Adding further confidence to the retail property market and its investors, the mooted deal has been struck at a rate in line with the assets’ most recent book values recorded by Vicinity. The blended yield across the three half stakes comes out around 5 per cent, setting a clear benchmark on pricing.

For Link REIT, the investment represents its first major entry into the retail sector in Australia and follows its $683 million acquisition of an office tower at 100 Market Street from Blackstone two years ago

Since then, it has been on the hunt for more premium properties in the local market after signing an open-ended mandate with fund manager EG Funds Management.

On the sell side is GIC, which quietly tapped CBRE and Colliers to seek interest in its stakes in the three CBD assets in March this year.

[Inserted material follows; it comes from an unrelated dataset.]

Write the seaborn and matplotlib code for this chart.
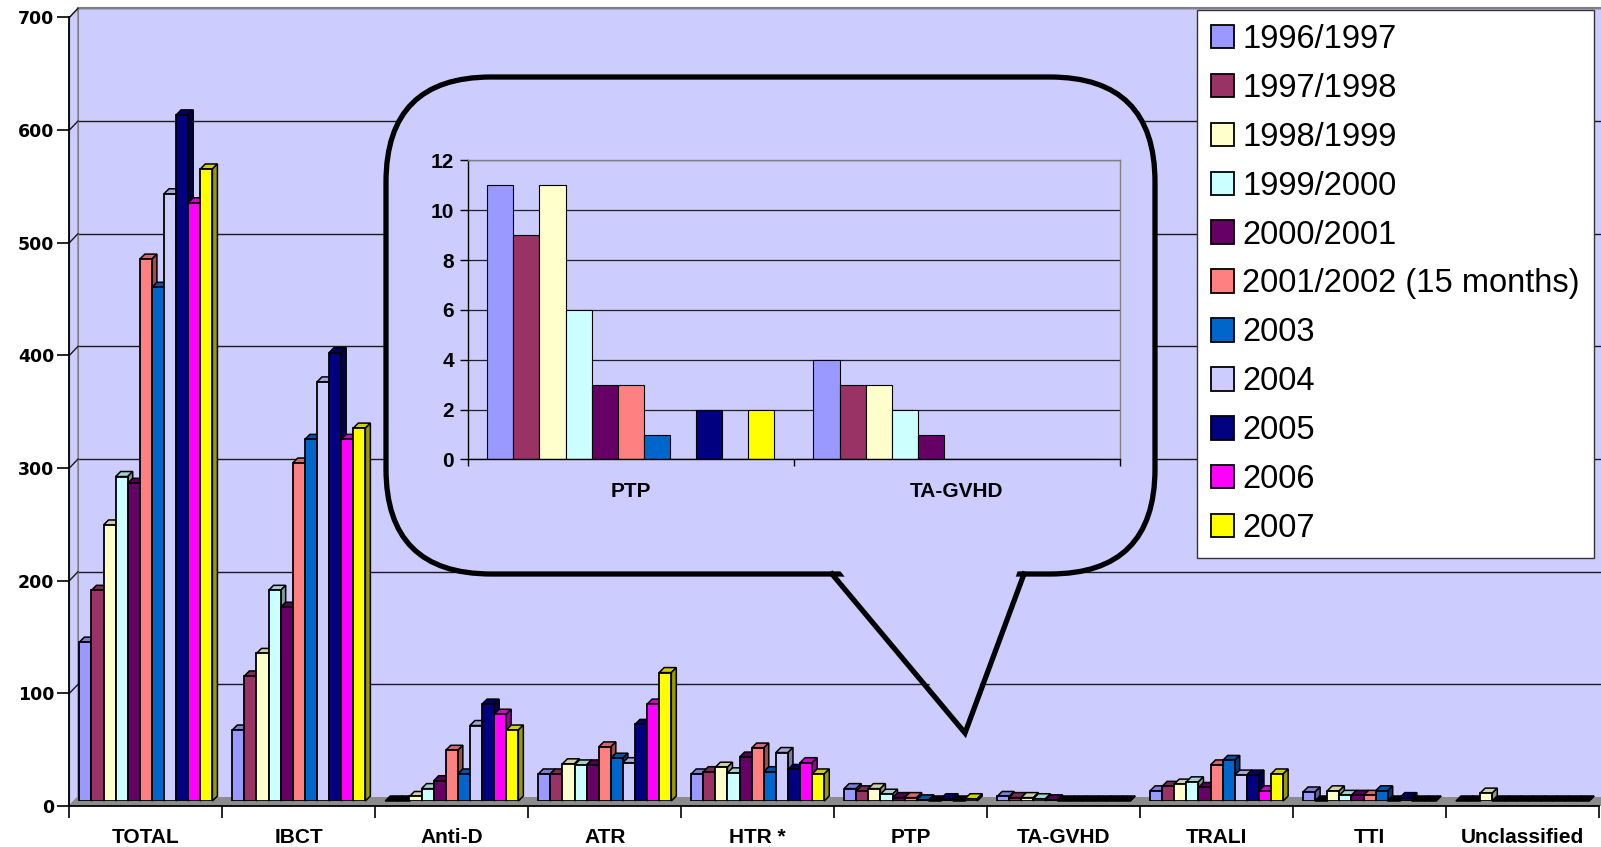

The Singaporean powerhouse had acquired those stakes in 2003, as part of its acquisition of local property outfit Ipoh.

GIC held on to the properties until four years ago, when it sold a 50 per cent stake in the trio of buildings for $556 million to Vicinity Centres.

That sale was part of a $1.1 billion asset swap between the pair in late 2017, in which GIC took a 49 per cent stake in the Chatswood Chase retail centre on Sydney’s north shore in exchange for the 50 per cent stake in its CBD trio.

As part of the deal, Vicinity took over management of the Sydney CBD retail assets.